Bring coding AI
back to your own servers.
Running a commercial-grade coding AI in-house has, until now, meant racking up several H100s. Cohere's newly released North Mini Code 1.0 is a 30B-scale model that runs on just a single H100—and it's Apache 2.0. The break-even point for self-hosting has quietly shifted.
The bar for
"running it in-house" was too high
Trying to run a commercial-grade coding AI on your own servers has, until now, meant a realistic floor of eight or more H100s just to reach GPT-4-class capability. Managed services like GitHub Copilot, Cursor, and Claude Code are easy to adopt—but in exchange, your code and internal data go out to the cloud.
For companies in healthcare, finance, and defense that cannot let data leave their walls, or for teams where Cursor's per-seat monthly fees pile up, the bind persisted: "we want to use it but can't / using it hurts the budget." An option that satisfied capability, cost, and data sovereignty all at once barely existed.
| Managed service | North Mini Code (self-hosted) |
|---|---|
| Code and internal data go to the cloud | Everything stays in-house |
| Seats × monthly fees keep adding up | Low running cost once you own the GPU |
| 8+ H100s was the floor | Runs on a single H100 |
| License follows the service contract | Apache 2.0 open weights |
Pull coding AI
back from the cloud to your own hands.
Why a 30B model
runs on one H100
The key is MoE (Mixture-of-Experts). The total is 30B, but only a small slice runs at any one time.
Cohere has open-sourced "North Mini Code 1.0," its first dedicated model for developers, under Apache 2.0. It's a 30B-scale Mixture-of-Experts coding model in which only about 3B parameters are activated per token—it holds a huge body, but only some of its "experts" run at once. That's why you can run it on a single NVIDIA H100 without renting an entire data center.
Distribution is geared for real-world use, too. The weights are published on Hugging Face (CohereLabs/North-Mini-Code-1.0), and an fp8 build that saves even more memory is also offered. To just try it, there's a free trial on OpenCode; for production, deployment via vLLM main is supported.
Who does it help?
The value of "running it yourself" is greatest for teams that cannot let data leave their walls.
On-prem in regulated industries
Healthcare, finance, defense, and others that can't send their own data to the cloud. Because everything stays inside the corporate network, they can use generative AI while keeping data sovereignty.
Teams stung by billing
Keep paying Cursor's monthly fee per team member and costs swell as usage grows. If you can own the GPU, it's a setup that makes running costs easier to contain.
Slotting into existing infra
Since it supports vLLM main, teams that already run an inference stack can try it relatively quickly.
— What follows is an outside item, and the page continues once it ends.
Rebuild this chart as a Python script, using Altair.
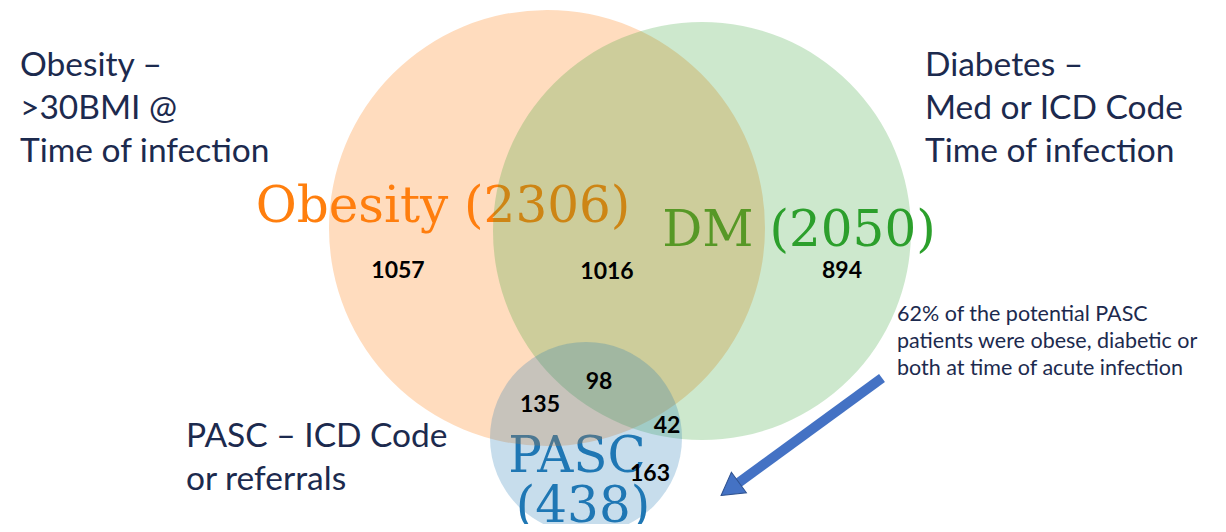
import altair as alt
import pandas as pd

# ---------------- data ----------------
set_labels = ["Obesity (2306)", "DM (2050)", "PASC", "(438)"]
set_label_colors = ["#ff7f0e", "#2ca02c", "#1f77b4", "#1f77b4"]
set_label_x = [443, 799, 577, 583]
set_label_y = [222, 246, 472, 522]

circle_names = ["Obesity", "DM", "PASC"]
circle_cx = [547, 702, 586]
circle_cy = [228, 231, 438]
circle_r = [218, 209, 96]
circle_colors = ["#ff7f0e", "#2ca02c", "#1f77b4"]
circle_opacity = [0.27, 0.24, 0.25]

region_counts = ["1057", "1016", "894", "98", "135", "42", "163"]
region_x = [398, 607, 842, 599, 540, 667, 650]
region_y = [271, 272, 271, 382, 405, 426, 474]

note_lines = [
    "Obesity –", ">30BMI @", "Time of infection",
    "Diabetes –", "Med or ICD Code", "Time of infection",
    "PASC – ICD Code", "or referrals",
]
note_x = [20, 20, 20, 925, 925, 925, 186, 186]
note_y = [76, 119, 162, 76, 119, 162, 447, 490]

callout_lines = [
    "62% of the potential PASC",
    "patients were obese, diabetic or",
    "both at time of acute infection",
]
callout_x = [897, 897, 897]
callout_y = [321, 348, 375]

arrow_start = [882, 378]
arrow_end = [730, 489]
arrow_angle = [233.8]

# ---------------- chart ----------------
W, H = 1210, 516
xs = alt.Scale(domain=[8, 8 + W], nice=False, zero=False)
ys = alt.Scale(domain=[8, 8 + H], reverse=True, nice=False, zero=False)
X = lambda f: alt.X(f, type="quantitative", scale=xs, axis=None)
Y = lambda f: alt.Y(f, type="quantitative", scale=ys, axis=None)

labels_df = pd.DataFrame({"t": set_labels, "c": set_label_colors,
                          "x": set_label_x, "y": set_label_y})
circles_df = pd.DataFrame({"n": circle_names, "x": circle_cx, "y": circle_cy,
                           "s": [(2 * r) ** 2 for r in circle_r],
                           "c": circle_colors, "o": circle_opacity})
regions_df = pd.DataFrame({"t": region_counts, "x": region_x, "y": region_y})
notes_df = pd.DataFrame({"t": note_lines, "x": note_x, "y": note_y})
callout_df = pd.DataFrame({"t": callout_lines, "x": callout_x, "y": callout_y})
arrow_df = pd.DataFrame({"x": [arrow_start[0]], "y": [arrow_start[1]],
                         "x2": [arrow_end[0]], "y2": [arrow_end[1]]})
head_df = pd.DataFrame({"x": [arrow_end[0]], "y": [arrow_end[1]], "a": arrow_angle})

big_labels = alt.Chart(labels_df).mark_text(
    font="DejaVu Serif", fontSize=50, align="center", baseline="alphabetic"
).encode(x=X("x"), y=Y("y"), text="t:N", color=alt.Color("c:N", scale=None))

circles = alt.Chart(circles_df).mark_circle().encode(
    x=X("x"), y=Y("y"),
    size=alt.Size("s:Q", scale=None),
    color=alt.Color("c:N", scale=None),
    opacity=alt.Opacity("o:Q", scale=None),
)

regions = alt.Chart(regions_df).mark_text(
    font="Lato", fontSize=23, fontWeight="bold", align="center",
    baseline="middle", color="#000000"
).encode(x=X("x"), y=Y("y"), text="t:N")

notes = alt.Chart(notes_df).mark_text(
    font="Lato", fontSize=33.5, align="left", baseline="alphabetic", color="#1c2a4e"
).encode(x=X("x"), y=Y("y"), text="t:N")

callout = alt.Chart(callout_df).mark_text(
    font="Lato", fontSize=21.5, align="left", baseline="alphabetic", color="#1c2a4e"
).encode(x=X("x"), y=Y("y"), text="t:N")

shaft = alt.Chart(arrow_df).mark_rule(
    color="#4472c4", strokeWidth=10, strokeCap="butt"
).encode(x=X("x"), y=Y("y"), x2="x2:Q", y2="y2:Q")

head = alt.Chart(head_df).mark_point(
    shape="triangle-up", filled=True, size=650, color="#4472c4", opacity=1,
    stroke="#2f528f", strokeWidth=1
).encode(x=X("x"), y=Y("y"), angle=alt.Angle("a:Q", scale=None))

chart = alt.layer(
    big_labels, circles, regions, notes, callout, shaft, head
).properties(
    width=W, height=H, autosize="none", padding=0
).configure_view(stroke=None)

chart.save("out.html", embed_options={"renderer": "svg", "actions": False})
There's no need to build a whole new stack from scratch.
What grew was "choice"
One caveat: independent verification of performance is still limited. Whether it stands alongside GPT-4o or Claude Sonnet is best judged not by benchmark figures but by measuring it on your own use case. If you can use cloud APIs without issue, the effort of switching to self-hosting may not be worth it.
Even so, this is real progress. A commercial-grade coding AI you can place in-house on a single H100, under Apache 2.0—that move now sits in front of teams that previously had no option. It's more accurate to see it as a third path added to what used to be a binary choice: "managed, or nothing."